## Direction
Please write the listing below out again exactly, leaving every picture behind.

## Provided material

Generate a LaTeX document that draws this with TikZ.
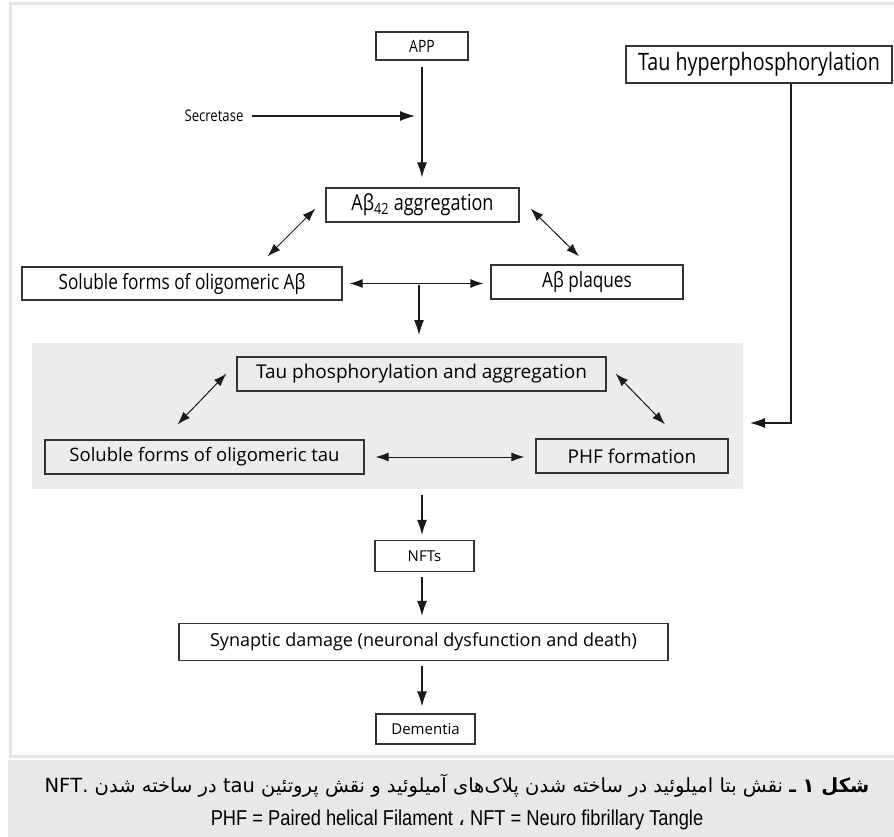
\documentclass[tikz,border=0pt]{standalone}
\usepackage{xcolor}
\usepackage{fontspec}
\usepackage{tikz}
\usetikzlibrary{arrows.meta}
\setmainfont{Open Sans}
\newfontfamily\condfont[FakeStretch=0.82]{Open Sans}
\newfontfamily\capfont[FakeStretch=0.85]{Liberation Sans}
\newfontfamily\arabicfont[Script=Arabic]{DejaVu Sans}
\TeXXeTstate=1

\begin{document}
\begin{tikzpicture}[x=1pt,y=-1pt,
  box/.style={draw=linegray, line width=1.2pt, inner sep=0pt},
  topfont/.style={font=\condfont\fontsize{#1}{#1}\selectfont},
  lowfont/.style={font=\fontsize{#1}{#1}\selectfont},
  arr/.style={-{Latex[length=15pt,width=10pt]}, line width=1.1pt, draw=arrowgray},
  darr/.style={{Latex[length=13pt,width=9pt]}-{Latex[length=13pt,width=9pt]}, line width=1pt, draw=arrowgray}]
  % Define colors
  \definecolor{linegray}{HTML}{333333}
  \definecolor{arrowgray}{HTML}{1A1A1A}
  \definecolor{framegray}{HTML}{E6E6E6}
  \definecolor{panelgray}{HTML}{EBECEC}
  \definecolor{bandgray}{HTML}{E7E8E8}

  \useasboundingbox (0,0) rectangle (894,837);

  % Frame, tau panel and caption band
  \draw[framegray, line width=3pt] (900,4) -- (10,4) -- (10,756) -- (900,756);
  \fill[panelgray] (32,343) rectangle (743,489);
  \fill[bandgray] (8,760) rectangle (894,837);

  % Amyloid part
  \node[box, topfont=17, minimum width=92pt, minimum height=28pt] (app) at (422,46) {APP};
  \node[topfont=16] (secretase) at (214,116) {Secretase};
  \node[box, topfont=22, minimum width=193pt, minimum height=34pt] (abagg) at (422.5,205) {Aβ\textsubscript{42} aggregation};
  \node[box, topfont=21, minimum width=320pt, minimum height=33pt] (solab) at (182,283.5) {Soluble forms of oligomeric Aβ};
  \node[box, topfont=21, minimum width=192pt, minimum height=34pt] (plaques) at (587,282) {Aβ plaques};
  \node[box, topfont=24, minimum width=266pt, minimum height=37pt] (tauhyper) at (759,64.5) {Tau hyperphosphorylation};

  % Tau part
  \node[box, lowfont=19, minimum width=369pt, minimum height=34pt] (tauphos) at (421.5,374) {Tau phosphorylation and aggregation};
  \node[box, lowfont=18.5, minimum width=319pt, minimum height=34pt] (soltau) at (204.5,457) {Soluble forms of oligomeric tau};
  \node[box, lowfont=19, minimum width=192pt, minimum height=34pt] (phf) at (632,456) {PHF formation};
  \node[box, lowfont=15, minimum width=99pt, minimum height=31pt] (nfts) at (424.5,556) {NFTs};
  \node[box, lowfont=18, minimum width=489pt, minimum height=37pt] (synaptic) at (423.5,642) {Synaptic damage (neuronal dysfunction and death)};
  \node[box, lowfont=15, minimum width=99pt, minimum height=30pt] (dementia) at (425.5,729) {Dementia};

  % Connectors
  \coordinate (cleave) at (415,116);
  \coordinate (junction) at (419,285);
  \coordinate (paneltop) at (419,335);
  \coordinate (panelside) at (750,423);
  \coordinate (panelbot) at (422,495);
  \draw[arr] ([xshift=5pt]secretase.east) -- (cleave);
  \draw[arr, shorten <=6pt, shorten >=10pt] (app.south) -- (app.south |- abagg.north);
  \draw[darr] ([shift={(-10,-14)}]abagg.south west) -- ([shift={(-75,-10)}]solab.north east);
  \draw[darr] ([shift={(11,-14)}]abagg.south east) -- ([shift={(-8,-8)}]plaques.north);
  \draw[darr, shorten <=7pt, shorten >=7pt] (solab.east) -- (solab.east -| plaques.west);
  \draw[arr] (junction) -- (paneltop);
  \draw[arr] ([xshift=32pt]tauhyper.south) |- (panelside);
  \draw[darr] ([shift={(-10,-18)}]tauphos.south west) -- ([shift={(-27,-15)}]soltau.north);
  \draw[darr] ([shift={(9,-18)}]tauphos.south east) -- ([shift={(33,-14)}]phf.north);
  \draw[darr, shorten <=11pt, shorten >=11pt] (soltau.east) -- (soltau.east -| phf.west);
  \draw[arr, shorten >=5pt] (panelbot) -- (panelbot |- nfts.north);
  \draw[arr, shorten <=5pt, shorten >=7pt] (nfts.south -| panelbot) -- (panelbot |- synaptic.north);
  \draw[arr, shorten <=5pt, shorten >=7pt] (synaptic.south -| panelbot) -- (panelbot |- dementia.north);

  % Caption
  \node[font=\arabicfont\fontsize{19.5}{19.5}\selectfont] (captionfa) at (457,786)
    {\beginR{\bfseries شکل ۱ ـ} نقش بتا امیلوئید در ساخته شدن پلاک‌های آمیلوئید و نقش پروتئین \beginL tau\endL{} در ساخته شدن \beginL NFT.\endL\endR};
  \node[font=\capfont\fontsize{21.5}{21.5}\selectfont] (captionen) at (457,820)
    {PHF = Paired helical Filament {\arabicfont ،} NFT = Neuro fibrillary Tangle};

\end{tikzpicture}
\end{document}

## Response below
Generate a LaTeX document that draws this with TikZ.
\documentclass[tikz,border=0pt]{standalone}
\usepackage{xcolor}
\usepackage{fontspec}
\usepackage{tikz}
\usetikzlibrary{arrows.meta}
\setmainfont{Open Sans}
\newfontfamily\condfont[FakeStretch=0.82]{Open Sans}
\newfontfamily\capfont[FakeStretch=0.85]{Liberation Sans}
\newfontfamily\arabicfont[Script=Arabic]{DejaVu Sans}
\TeXXeTstate=1

\begin{document}
\begin{tikzpicture}[x=1pt,y=-1pt,
  box/.style={draw=linegray, line width=1.2pt, inner sep=0pt},
  topfont/.style={font=\condfont\fontsize{#1}{#1}\selectfont},
  lowfont/.style={font=\fontsize{#1}{#1}\selectfont},
  arr/.style={-{Latex[length=15pt,width=10pt]}, line width=1.1pt, draw=arrowgray},
  darr/.style={{Latex[length=13pt,width=9pt]}-{Latex[length=13pt,width=9pt]}, line width=1pt, draw=arrowgray}]
  % Define colors
  \definecolor{linegray}{HTML}{333333}
  \definecolor{arrowgray}{HTML}{1A1A1A}
  \definecolor{framegray}{HTML}{E6E6E6}
  \definecolor{panelgray}{HTML}{EBECEC}
  \definecolor{bandgray}{HTML}{E7E8E8}

  \useasboundingbox (0,0) rectangle (894,837);

  % Frame, tau panel and caption band
  \draw[framegray, line width=3pt] (900,4) -- (10,4) -- (10,756) -- (900,756);
  \fill[panelgray] (32,343) rectangle (743,489);
  \fill[bandgray] (8,760) rectangle (894,837);

  % Amyloid part
  \node[box, topfont=17, minimum width=92pt, minimum height=28pt] (app) at (422,46) {APP};
  \node[topfont=16] (secretase) at (214,116) {Secretase};
  \node[box, topfont=22, minimum width=193pt, minimum height=34pt] (abagg) at (422.5,205) {Aβ\textsubscript{42} aggregation};
  \node[box, topfont=21, minimum width=320pt, minimum height=33pt] (solab) at (182,283.5) {Soluble forms of oligomeric Aβ};
  \node[box, topfont=21, minimum width=192pt, minimum height=34pt] (plaques) at (587,282) {Aβ plaques};
  \node[box, topfont=24, minimum width=266pt, minimum height=37pt] (tauhyper) at (759,64.5) {Tau hyperphosphorylation};

  % Tau part
  \node[box, lowfont=19, minimum width=369pt, minimum height=34pt] (tauphos) at (421.5,374) {Tau phosphorylation and aggregation};
  \node[box, lowfont=18.5, minimum width=319pt, minimum height=34pt] (soltau) at (204.5,457) {Soluble forms of oligomeric tau};
  \node[box, lowfont=19, minimum width=192pt, minimum height=34pt] (phf) at (632,456) {PHF formation};
  \node[box, lowfont=15, minimum width=99pt, minimum height=31pt] (nfts) at (424.5,556) {NFTs};
  \node[box, lowfont=18, minimum width=489pt, minimum height=37pt] (synaptic) at (423.5,642) {Synaptic damage (neuronal dysfunction and death)};
  \node[box, lowfont=15, minimum width=99pt, minimum height=30pt] (dementia) at (425.5,729) {Dementia};

  % Connectors
  \coordinate (cleave) at (415,116);
  \coordinate (junction) at (419,285);
  \coordinate (paneltop) at (419,335);
  \coordinate (panelside) at (750,423);
  \coordinate (panelbot) at (422,495);
  \draw[arr] ([xshift=5pt]secretase.east) -- (cleave);
  \draw[arr, shorten <=6pt, shorten >=10pt] (app.south) -- (app.south |- abagg.north);
  \draw[darr] ([shift={(-10,-14)}]abagg.south west) -- ([shift={(-75,-10)}]solab.north east);
  \draw[darr] ([shift={(11,-14)}]abagg.south east) -- ([shift={(-8,-8)}]plaques.north);
  \draw[darr, shorten <=7pt, shorten >=7pt] (solab.east) -- (solab.east -| plaques.west);
  \draw[arr] (junction) -- (paneltop);
  \draw[arr] ([xshift=32pt]tauhyper.south) |- (panelside);
  \draw[darr] ([shift={(-10,-18)}]tauphos.south west) -- ([shift={(-27,-15)}]soltau.north);
  \draw[darr] ([shift={(9,-18)}]tauphos.south east) -- ([shift={(33,-14)}]phf.north);
  \draw[darr, shorten <=11pt, shorten >=11pt] (soltau.east) -- (soltau.east -| phf.west);
  \draw[arr, shorten >=5pt] (panelbot) -- (panelbot |- nfts.north);
  \draw[arr, shorten <=5pt, shorten >=7pt] (nfts.south -| panelbot) -- (panelbot |- synaptic.north);
  \draw[arr, shorten <=5pt, shorten >=7pt] (synaptic.south -| panelbot) -- (panelbot |- dementia.north);

  % Caption
  \node[font=\arabicfont\fontsize{19.5}{19.5}\selectfont] (captionfa) at (457,786)
    {\beginR{\bfseries شکل ۱ ـ} نقش بتا امیلوئید در ساخته شدن پلاک‌های آمیلوئید و نقش پروتئین \beginL tau\endL{} در ساخته شدن \beginL NFT.\endL\endR};
  \node[font=\capfont\fontsize{21.5}{21.5}\selectfont] (captionen) at (457,820)
    {PHF = Paired helical Filament {\arabicfont ،} NFT = Neuro fibrillary Tangle};

\end{tikzpicture}
\end{document}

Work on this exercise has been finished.